March 10, 2009 / 6:55 PM / 10 years ago

Select few score big as Treasuries decline

NEW YORK (Reuters) - The brutal drop in Treasury prices so far this year has left a select few with a small fortune.

An employee of the Korea Exchange Bank counts one hundred dollar notes at the bank's headquarters in Seoul February 24, 2009. REUTERS/Jo Yong-Hak

Marc Faber, Doug Kass, David Einhorn and Tom Sowanick are some of the most prominent investors who had been or are betting on lower prices and higher yields on Treasury securities even as the U.S. economy continues to show signs of deterioration.

Fears that the U.S. government will be forced to issue $2 trillion, and possibly more, of Treasuries over the next 12 months to finance rescue packages for the battered banking sector is stoking bets that mounting supply will set in motion a huge domino effect.

Even the flight-to-quality trade into Treasuries, which have been investors’ favorite safe haven during times of turmoil, has been overwhelmed by supply issues, as is the case with Tuesday’s record $34 billion three-year auction.

“Fiscal deficits will be huge as far as the eye can see,” Faber, one of the world’s most closely watched investors, said in an interview. “Government debt will increase significantly. The federal-funds rate is zero. One day, whenever that will be, the economy will recover and inflationary pressures will manifest themselves,” he added.

Markets have wasted no time sniffing out these issues.

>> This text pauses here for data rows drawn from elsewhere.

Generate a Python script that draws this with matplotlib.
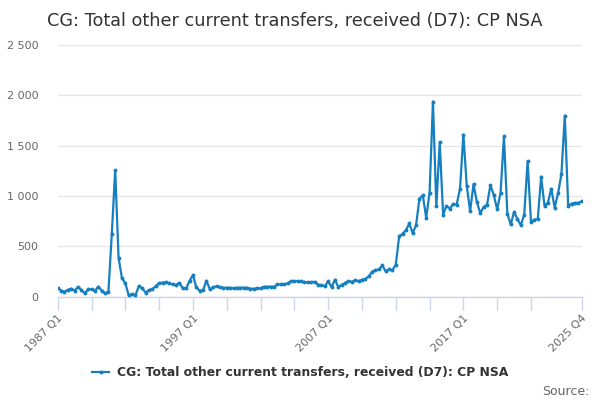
import matplotlib
matplotlib.use("Agg")
import matplotlib.pyplot as plt
from matplotlib.ticker import FuncFormatter, FixedLocator

# Quarterly data 1987 Q1 .. 2025 Q4
start_year = 1987
values = [
    90, 60, 50, 67, 80, 60, 97, 67, 33, 73, 73, 57, 100, 60, 33, 50,
    623, 1257, 387, 183, 133, 13, 27, 13, 107, 83, 40, 67,
    75, 105, 135, 140, 142, 132, 122, 115, 139, 82, 82, 158, 214, 92, 59, 66,
    158, 73, 92, 105, 92, 89, 89, 89, 82, 89, 89,
    89, 89, 79, 79, 82, 82, 99, 99, 99, 99, 122, 122, 122, 132, 155, 155, 155,
    155, 145, 142, 145, 148, 119, 115, 105,
    152, 95, 169, 95, 118, 135, 155, 149, 162, 155, 169, 176, 203, 247, 264,
    270, 311, 253, 270, 264, 318, 598, 625, 659, 727,
    630, 710, 974, 1007, 783, 1033, 1938, 898, 1533, 816, 901, 875, 921, 914,
    1072, 1609, 1099, 849, 1118, 941, 829, 891, 913, 1108,
    1007, 868, 1033, 1592, 826, 717, 842, 770, 710, 816, 1345, 743, 766, 770,
    1191, 901, 934, 1072, 885, 1026, 1217, 1799, 901, 924, 931, 931, 947,
]
categories = [f"{start_year + i // 4} Q{i % 4 + 1}" for i in range(len(values))]
tick_idx = list(range(0, 141, 10)) + [155]
label_idx = [0, 40, 80, 120, 155]
yticks = [0, 500, 1000, 1500, 2000, 2500]

title = "CG: Total other current transfers, received (D7): CP NSA"
series_name = "CG: Total other current transfers, received (D7): CP NSA"

color = "#157fc0"
axis_col = "#ccd6eb"
text_col = "#666666"

fig = plt.figure(figsize=(6, 4), dpi=100)
ax = fig.add_axes([0.0962, 0.2583, 0.8733, 0.6292])

x = list(range(len(values)))
line, = ax.plot(x, values, color=color, lw=1.6, marker="o", ms=2.8,
                markeredgewidth=0, zorder=3)

ax.set_xlim(0, len(values) - 1)
ax.set_ylim(0, 2500)
ax.set_yticks(yticks)
ax.yaxis.set_major_formatter(FuncFormatter(lambda v, p: f"{int(v):,}".replace(",", " ")))
ax.grid(axis="y", color="#e6e6e6", lw=1)
ax.set_axisbelow(True)

ax.xaxis.set_major_locator(FixedLocator(tick_idx))
ax.set_xticklabels([categories[i] if i in label_idx else "" for i in tick_idx],
                   rotation=45, ha="right", rotation_mode="anchor")

for s in ["top", "right", "left"]:
    ax.spines[s].set_visible(False)
ax.spines["bottom"].set_color(axis_col)
ax.spines["bottom"].set_linewidth(1)
ax.tick_params(axis="x", length=9, width=1, color=axis_col, colors=text_col,
               labelsize=8, pad=3)
ax.tick_params(axis="x", color=axis_col)
ax.tick_params(axis="y", length=0, labelcolor=text_col, labelsize=8, pad=14)

fig.text(0.078, 0.948, title, fontsize=12.7, color="#333333", va="center", ha="left")

leg = fig.legend([line], [series_name], loc="center", bbox_to_anchor=(0.5, 0.068),
                 frameon=False, prop={"size": 8.9, "weight": "bold"},
                 handlelength=1.4, handletextpad=0.6)
for t in leg.get_texts():
    t.set_color("#333333")

fig.text(0.982, 0.022, "Source:", fontsize=9, color=text_col, ha="right", va="center")

fig.savefig("out.png", dpi=100)
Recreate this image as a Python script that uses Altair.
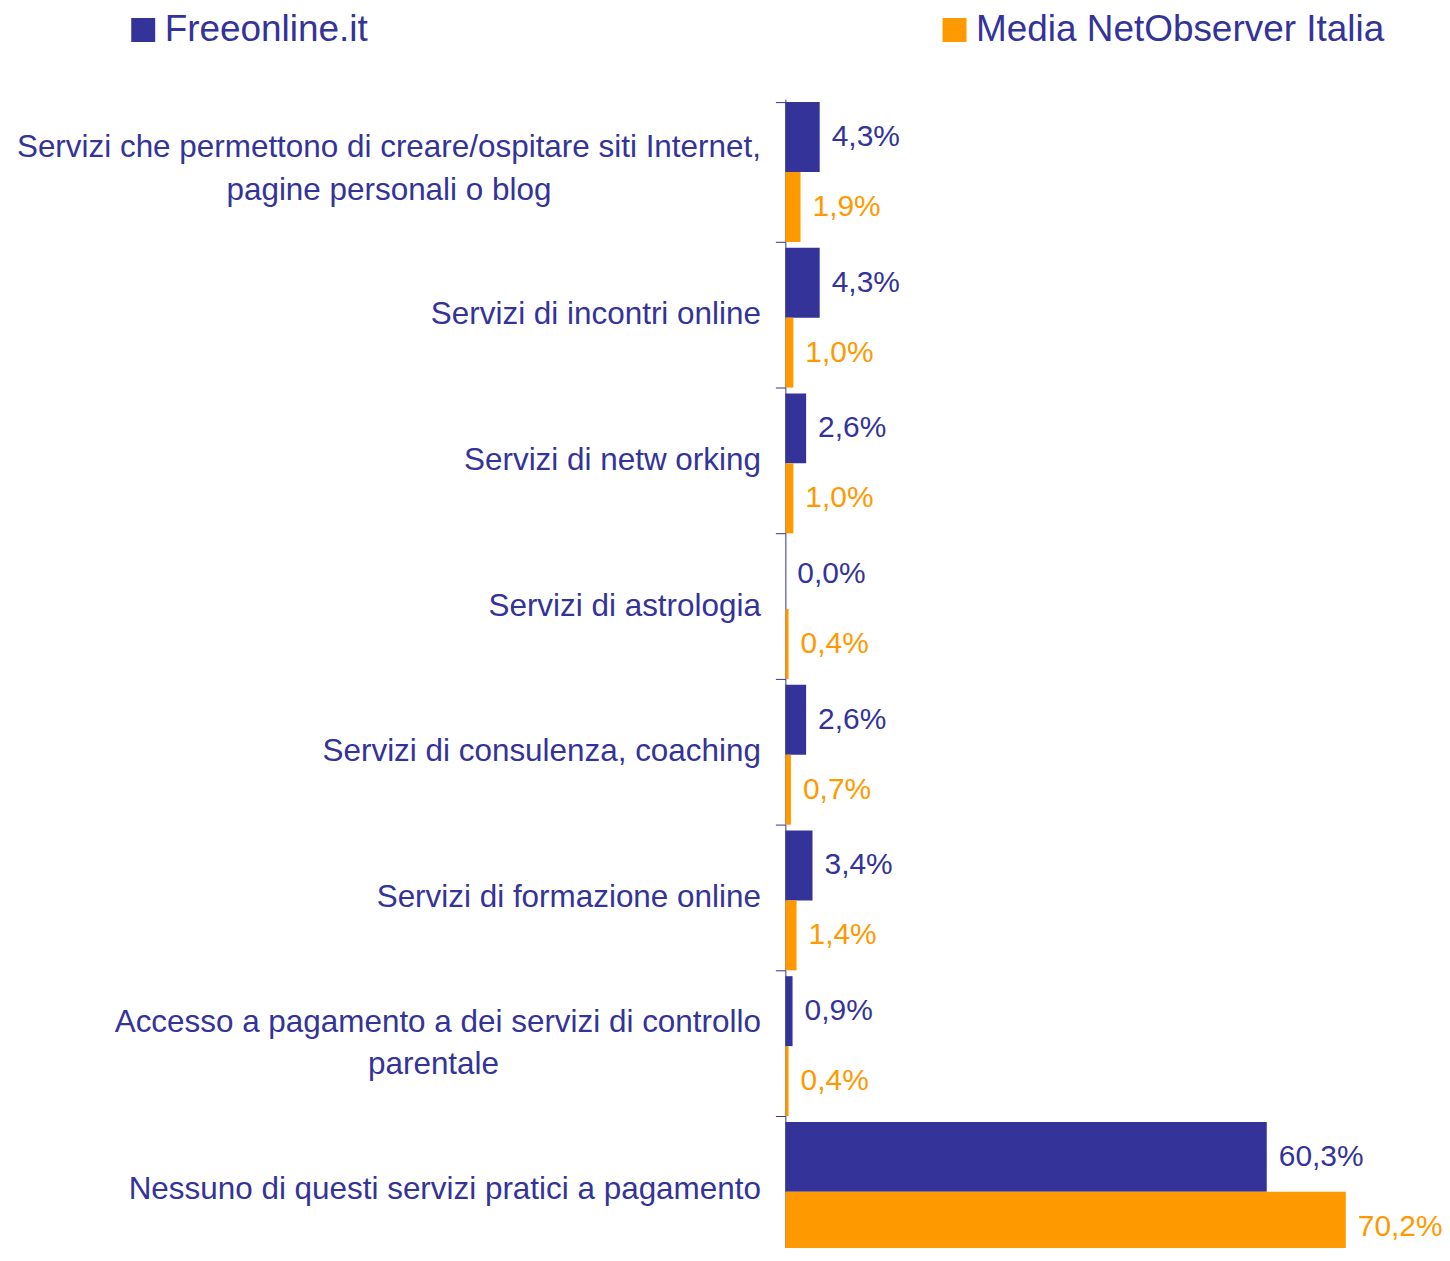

Dramatic price drops in long-dated Treasuries have pushed yields to 3.67 percent, roughly 100 basis points higher year-to-date.

Treasuries maturing in 20 years and beyond are posting negative returns of more than 12.5 percent, while Treasuries maturing in 10 to 20 years are down roughly 5.5 percent, according to Barclays Capital.

In his January letter to clients, Einhorn, the president of hedge fund Greenlight Capital, said he was buying calls on higher U.S. long-term interest rates. “The size of the Fed’s balance sheet is exploding and the currency is being debased,” Einhorn said. Consequently, inflation will rear its ugly head in several years and gold along with calls on higher rates will perform well, he said.

Yet some of the most well-known money managers, including Van Hoisington, continue to buy long-dated Treasuries.

Money managers like Hoisington, whose flagship Wasatch-Hoisington U.S. Treasury Fund returned about 38 percent last year, believe the rise in yields won’t hold.

“We don’t expect any uptick to last very long simply because the economy cannot withstand higher interest rates,” Hoisington said in an interview. “The economy is very fragile and we are still going down — the economy is still sinking.”

Hoisington, president of Hoisington Management, which oversees $5.8 billion in assets, said he had been buying 30-year Treasuries at 3.70 percent with new money.

“We think people should be buying long-term Treasuries at 3.60, 3.70 or 3.80” percent, he said. “Any new money we get in, we buy the long stuff. We think as an investor those levels are great buying opportunities.”

Hoisington’s fund, which beat all of its peers last year, is down 12.08 percent so far this year, according to Lipper data.


But some investors remain adamant bears, believing that recent price drops and rises in yields will be extended.

“I have covered my shorts because the long Treasuries dropped 20 percent from the December 21 peak, but I look to short again on a rebound in bond prices,” Faber said.

Faber, who advised investors to buy gold eight years ago when it was $300 an ounce, is the author of “The Gloom, Boom & Doom Report.”

“Long term, I think we are at the beginning of a major bond bear market,” he said.

Sowanick, the chief investment officer for $22 billion in assets at Clearbrook Financial LLC, in Princeton, New Jersey, said shorting Treasuries is a good long-term trade.

Since the start of the year, Sowanick has been invested in the ProShares UltraShort 20+ Year Treasury, an exchange-traded fund that gains when long-term Treasury bonds fall. That ETF is up over 30 percent so far this year.

The ETF offers leverage, which magnifies returns when long-term bonds drop as they have.

“I don’t think it is dangerous at all to be shorting Treasuries with all the supply coming,” Sowanick said.

Kass, president of Seabreeze Partners Management, had been shorting the exchange-traded fund iShares Lehman 20+Year Treasury Index since late last year, but is now booking profits. The TLT is down more than 16 percent so far this year.

Kass said even if the Federal Reserve has signaled that it is prepared to buy longer-term Treasury bonds if need be, it made no firm commitment. “People say never fight the Fed. But I say forget the Fed. I don’t think they will go there.”